DESCRIPTION OF THE TASK: Exact reproduction of the data is required, with images excluded.

(Stored dataset items)

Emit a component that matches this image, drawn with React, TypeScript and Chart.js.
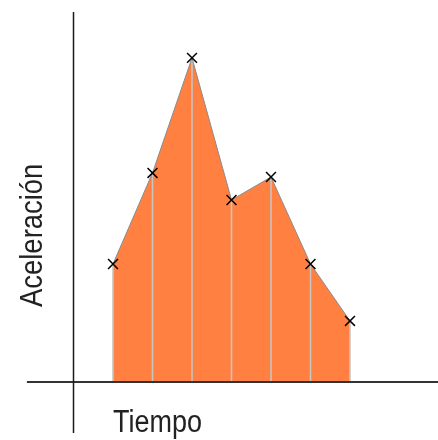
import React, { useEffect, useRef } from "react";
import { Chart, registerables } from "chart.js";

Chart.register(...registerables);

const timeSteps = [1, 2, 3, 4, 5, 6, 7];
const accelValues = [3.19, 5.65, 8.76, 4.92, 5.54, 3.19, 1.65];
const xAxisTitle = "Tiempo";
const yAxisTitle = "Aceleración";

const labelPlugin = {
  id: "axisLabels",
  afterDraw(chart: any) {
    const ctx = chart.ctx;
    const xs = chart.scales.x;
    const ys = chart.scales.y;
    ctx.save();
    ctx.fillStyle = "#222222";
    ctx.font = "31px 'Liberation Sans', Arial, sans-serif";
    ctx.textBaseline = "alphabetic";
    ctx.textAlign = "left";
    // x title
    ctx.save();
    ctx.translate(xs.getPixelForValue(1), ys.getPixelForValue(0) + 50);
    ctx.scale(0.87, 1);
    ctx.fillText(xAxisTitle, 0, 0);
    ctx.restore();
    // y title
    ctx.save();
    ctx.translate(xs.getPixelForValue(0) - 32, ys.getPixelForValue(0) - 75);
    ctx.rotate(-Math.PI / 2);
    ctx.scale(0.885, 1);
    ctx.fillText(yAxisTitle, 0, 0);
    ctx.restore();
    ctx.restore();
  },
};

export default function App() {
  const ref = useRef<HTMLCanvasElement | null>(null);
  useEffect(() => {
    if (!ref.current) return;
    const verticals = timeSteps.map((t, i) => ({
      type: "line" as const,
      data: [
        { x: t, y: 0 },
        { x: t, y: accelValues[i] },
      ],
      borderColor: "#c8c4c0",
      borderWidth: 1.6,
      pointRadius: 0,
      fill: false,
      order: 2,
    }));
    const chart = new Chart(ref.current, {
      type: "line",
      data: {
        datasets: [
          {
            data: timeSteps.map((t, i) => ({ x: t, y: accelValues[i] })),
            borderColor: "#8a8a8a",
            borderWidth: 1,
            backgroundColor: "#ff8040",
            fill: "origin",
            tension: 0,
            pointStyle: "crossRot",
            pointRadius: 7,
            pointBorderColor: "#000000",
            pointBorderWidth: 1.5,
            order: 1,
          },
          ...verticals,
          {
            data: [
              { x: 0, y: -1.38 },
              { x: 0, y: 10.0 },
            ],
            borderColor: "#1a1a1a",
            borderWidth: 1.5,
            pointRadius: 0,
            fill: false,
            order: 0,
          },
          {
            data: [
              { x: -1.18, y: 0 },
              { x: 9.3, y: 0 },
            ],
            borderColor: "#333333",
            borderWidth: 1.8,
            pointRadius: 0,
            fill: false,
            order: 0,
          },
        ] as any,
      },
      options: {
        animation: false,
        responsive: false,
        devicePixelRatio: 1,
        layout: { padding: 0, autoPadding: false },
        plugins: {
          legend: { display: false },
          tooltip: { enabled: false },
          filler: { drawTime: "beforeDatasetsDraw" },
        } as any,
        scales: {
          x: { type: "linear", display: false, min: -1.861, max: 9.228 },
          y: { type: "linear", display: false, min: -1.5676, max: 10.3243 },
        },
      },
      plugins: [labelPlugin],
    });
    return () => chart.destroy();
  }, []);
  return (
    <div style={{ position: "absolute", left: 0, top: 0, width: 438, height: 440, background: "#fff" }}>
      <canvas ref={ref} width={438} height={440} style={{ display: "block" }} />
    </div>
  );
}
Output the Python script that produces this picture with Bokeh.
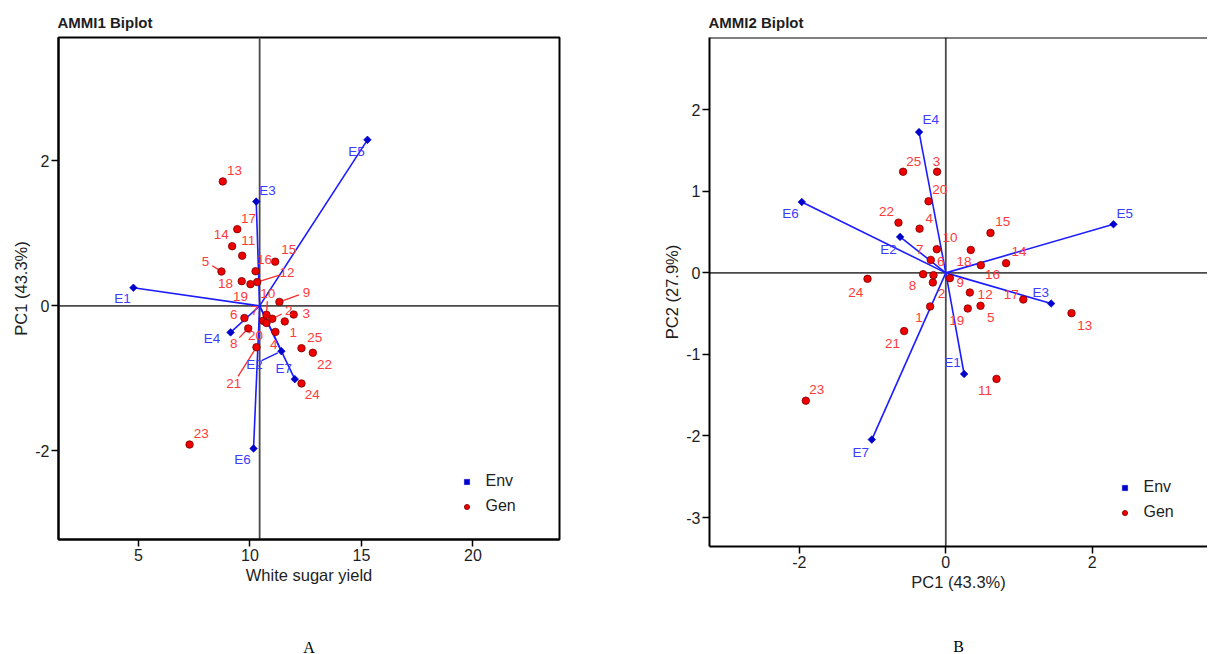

FINAL RESULT:
Emit a component that matches this image, drawn with React, TypeScript and Chart.js.
import React, { useEffect, useRef } from "react";
import { Chart, registerables } from "chart.js";

Chart.register(...registerables);

const timeSteps = [1, 2, 3, 4, 5, 6, 7];
const accelValues = [3.19, 5.65, 8.76, 4.92, 5.54, 3.19, 1.65];
const xAxisTitle = "Tiempo";
const yAxisTitle = "Aceleración";

const labelPlugin = {
  id: "axisLabels",
  afterDraw(chart: any) {
    const ctx = chart.ctx;
    const xs = chart.scales.x;
    const ys = chart.scales.y;
    ctx.save();
    ctx.fillStyle = "#222222";
    ctx.font = "31px 'Liberation Sans', Arial, sans-serif";
    ctx.textBaseline = "alphabetic";
    ctx.textAlign = "left";
    // x title
    ctx.save();
    ctx.translate(xs.getPixelForValue(1), ys.getPixelForValue(0) + 50);
    ctx.scale(0.87, 1);
    ctx.fillText(xAxisTitle, 0, 0);
    ctx.restore();
    // y title
    ctx.save();
    ctx.translate(xs.getPixelForValue(0) - 32, ys.getPixelForValue(0) - 75);
    ctx.rotate(-Math.PI / 2);
    ctx.scale(0.885, 1);
    ctx.fillText(yAxisTitle, 0, 0);
    ctx.restore();
    ctx.restore();
  },
};

export default function App() {
  const ref = useRef<HTMLCanvasElement | null>(null);
  useEffect(() => {
    if (!ref.current) return;
    const verticals = timeSteps.map((t, i) => ({
      type: "line" as const,
      data: [
        { x: t, y: 0 },
        { x: t, y: accelValues[i] },
      ],
      borderColor: "#c8c4c0",
      borderWidth: 1.6,
      pointRadius: 0,
      fill: false,
      order: 2,
    }));
    const chart = new Chart(ref.current, {
      type: "line",
      data: {
        datasets: [
          {
            data: timeSteps.map((t, i) => ({ x: t, y: accelValues[i] })),
            borderColor: "#8a8a8a",
            borderWidth: 1,
            backgroundColor: "#ff8040",
            fill: "origin",
            tension: 0,
            pointStyle: "crossRot",
            pointRadius: 7,
            pointBorderColor: "#000000",
            pointBorderWidth: 1.5,
            order: 1,
          },
          ...verticals,
          {
            data: [
              { x: 0, y: -1.38 },
              { x: 0, y: 10.0 },
            ],
            borderColor: "#1a1a1a",
            borderWidth: 1.5,
            pointRadius: 0,
            fill: false,
            order: 0,
          },
          {
            data: [
              { x: -1.18, y: 0 },
              { x: 9.3, y: 0 },
            ],
            borderColor: "#333333",
            borderWidth: 1.8,
            pointRadius: 0,
            fill: false,
            order: 0,
          },
        ] as any,
      },
      options: {
        animation: false,
        responsive: false,
        devicePixelRatio: 1,
        layout: { padding: 0, autoPadding: false },
        plugins: {
          legend: { display: false },
          tooltip: { enabled: false },
          filler: { drawTime: "beforeDatasetsDraw" },
        } as any,
        scales: {
          x: { type: "linear", display: false, min: -1.861, max: 9.228 },
          y: { type: "linear", display: false, min: -1.5676, max: 10.3243 },
        },
      },
      plugins: [labelPlugin],
    });
    return () => chart.destroy();
  }, []);
  return (
    <div style={{ position: "absolute", left: 0, top: 0, width: 438, height: 440, background: "#fff" }}>
      <canvas ref={ref} width={438} height={440} style={{ display: "block" }} />
    </div>
  );
}
Output the Python script that produces this picture with Bokeh.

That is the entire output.